There is _literally no chance_ that I am going to leave an existing job for a "week or two" contract with a company. If that's part of their hiring process, I will simply look elsewhere.



We don't do this, but we do have people work for us on a contract basis for a period of time while they still have another job. We have a lot of people who are looking for extra cash or maybe they like to just do a bunch of contract projects. But one thing can lead to another and then you decide you both want to work full time with each other.


I agree with your general stance on CTH - but this seems a little sketch. If you're already a contractor and are used to trying to keep multiple projects going, or have some idle time, then by all means. From the candidate side its nice to sign up with eyes open to the bad as well as the good.

But if you're working someplace salaried, it seems fairly dishonest to spin up a short contract. especially when most of the attention is consumed in the process of getting started (environment, implicit policies, platform, etc).

plus on your side, you don't really know how much of that person you're getting. if the work is great, thats fine, but if it seems slow or misguided, is that a fundamental reflection of ability, or because they tried to cram it in between 8pm and 11pm every night?


Which is flat out gross misconduct for 99.9 % of all full time employees in the engineering field.


Is that true? I’ve never had a contract that forbade me to work on side projects for cash.


There's often a clause in the Employee Handbook you're asked to agree to periodically.


And with Anglo Saxon law it's probably an implied term as there is so much precedent after all we are supposed to be good servants to our masters :-)


The clause is unenforceable in most (perhaps all) US states.


Oh you mean working in the black economy I am sure the IRA will be interested.


No one here has a contract that forbids working for other companies in your own time. I haven't seen that in the DC area.

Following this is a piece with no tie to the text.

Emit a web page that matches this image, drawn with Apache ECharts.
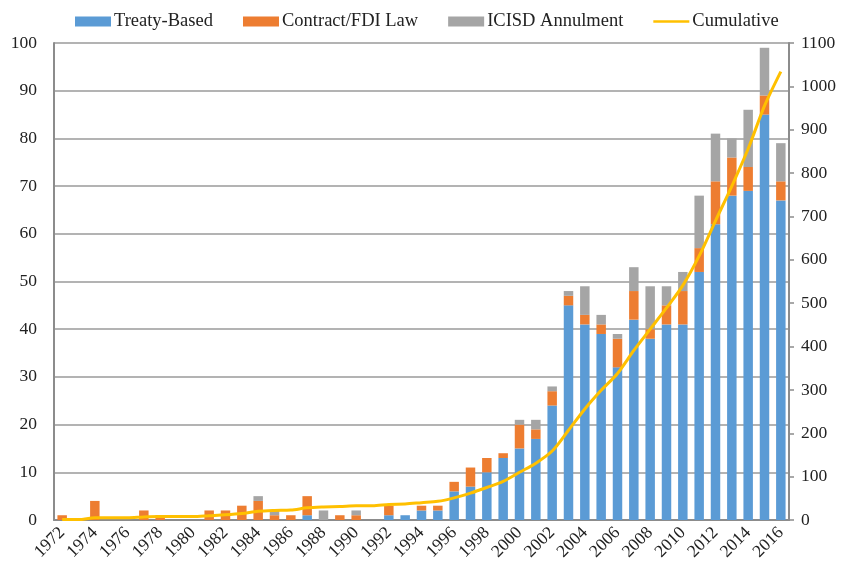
<!DOCTYPE html>
<html>
<head>
<meta charset="utf-8">
<script src="https://cdn.jsdelivr.net/npm/echarts@6/dist/echarts.min.js"></script>
<style>html,body{margin:0;padding:0;background:#fff}#c{width:842px;height:569px}</style>
</head>
<body>
<div id="c"></div>
<script>
const years = ['1972','1973','1974','1975','1976','1977','1978','1979','1980','1981','1982','1983','1984','1985','1986','1987','1988','1989','1990','1991','1992','1993','1994','1995','1996','1997','1998','1999','2000','2001','2002','2003','2004','2005','2006','2007','2008','2009','2010','2011','2012','2013','2014','2015','2016'];
const treatyBased = [0,0,0,0,0,0,0,0,0,0,0,0,0,0,0,1,0,0,0,0,1,1,2,2,6,7,10,13,15,17,24,45,41,39,32,42,38,41,41,52,62,68,69,85,67];
const contractFDI = [1,0,4,0,0,2,1,0,0,2,2,3,4,1,1,4,0,1,1,0,2,0,1,1,2,4,3,1,5,2,3,2,2,2,6,6,2,4,7,5,9,8,5,4,4];
const icsidAnnulment = [0,0,0,0,0,0,0,0,0,0,0,0,1,1,0,0,2,0,1,0,0,0,0,0,0,0,0,0,1,2,1,1,6,2,1,5,9,4,4,11,10,4,12,10,8];
const cumulative = [1,1,5,5,5,7,8,8,8,10,12,15,20,22,23,28,30,31,33,33,36,37,40,43,51,62,75,89,110,131,159,207,256,299,338,391,440,489,541,609,690,770,856,955,1034];
const leftTicks = {min:0, max:100, interval:10};
const rightTicks = {min:0, max:1100, interval:100};

const font = 'Liberation Serif';
const chart = echarts.init(document.getElementById('c'), null, {renderer:'canvas'});
chart.setOption({
  animation:false,
  textStyle:{fontFamily:font},
  legend:{
    top:7, left:70, itemWidth:36, itemHeight:10, itemGap:30,
    textStyle:{fontFamily:font, fontSize:18.5, color:'#222', padding:[0,0,0,-2]},
    data:[
      {name:'Treaty-Based', icon:'rect'},
      {name:'Contract/FDI Law', icon:'rect'},
      {name:'ICISD Annulment', icon:'rect'},
      {name:'Cumulative', icon:'path://M0,0 L42,0 L42,3 L0,3 Z'}
    ]
  },
  grid:{left:54, right:53, top:43, bottom:49, containLabel:false},
  xAxis:{
    type:'category', data:years, boundaryGap:true,
    axisLine:{show:true, lineStyle:{color:'#8c8c8c', width:2}},
    axisTick:{show:false},
    axisLabel:{interval:1, rotate:45, fontFamily:font, fontSize:17.5, color:'#222', margin:10}
  },
  yAxis:[
    {type:'value', min:leftTicks.min, max:leftTicks.max, interval:leftTicks.interval,
     axisLine:{show:true, lineStyle:{color:'#8c8c8c', width:2}},
     axisTick:{show:false},
     splitLine:{lineStyle:{color:'#9a9a9a', width:1.5}},
     axisLabel:{fontFamily:font, fontSize:17.5, color:'#222', margin:17}},
    {type:'value', min:rightTicks.min, max:rightTicks.max, interval:rightTicks.interval, position:'right',
     axisLine:{show:true, lineStyle:{color:'#8c8c8c', width:2}},
     axisTick:{show:true, length:5, lineStyle:{color:'#8c8c8c', width:1.5}},
     splitLine:{show:false},
     axisLabel:{fontFamily:font, fontSize:17.5, color:'#222', margin:12, formatter:function(v){return String(v);}}}
  ],
  series:[
    {name:'Treaty-Based', type:'bar', stack:'a', data:treatyBased, barWidth:'58%', itemStyle:{color:'#5B9BD5'}},
    {name:'Contract/FDI Law', type:'bar', stack:'a', data:contractFDI, itemStyle:{color:'#ED7D31'}},
    {name:'ICISD Annulment', type:'bar', stack:'a', data:icsidAnnulment, itemStyle:{color:'#A5A5A5'}},
    {name:'Cumulative', type:'line', yAxisIndex:1, data:cumulative, symbol:'none', smooth:0.3,
     lineStyle:{color:'#FFC000', width:3}, itemStyle:{color:'#FFC000'}}
  ]
});
</script>
</body>
</html>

Maybe that's a Silicon Valley thing?

People might have clauses to prevent people from working on similar work for competitors, sure, but I haven't seen anything that bars working on other kinds of projects outside of work.


Standard in professional jobs - the US in particular tends to have laws that vastly favor the employers. SV is actually one of the liberal states.

Though as you say your a journalist they tend to be exceptions.


It should be one of many options. CTH is how I got my foot in the door as a junior guy long ago, but now that my career is established, I would not even consider it unless the alternative was unemployment.


It's typically a 3 month contract, not a couple of weeks. A couple of weeks isn't enough.


I left my previous employer for a 6 month contract at ~50% increase in salary for the contracted period. If it was a 3 month contract, I would have declined.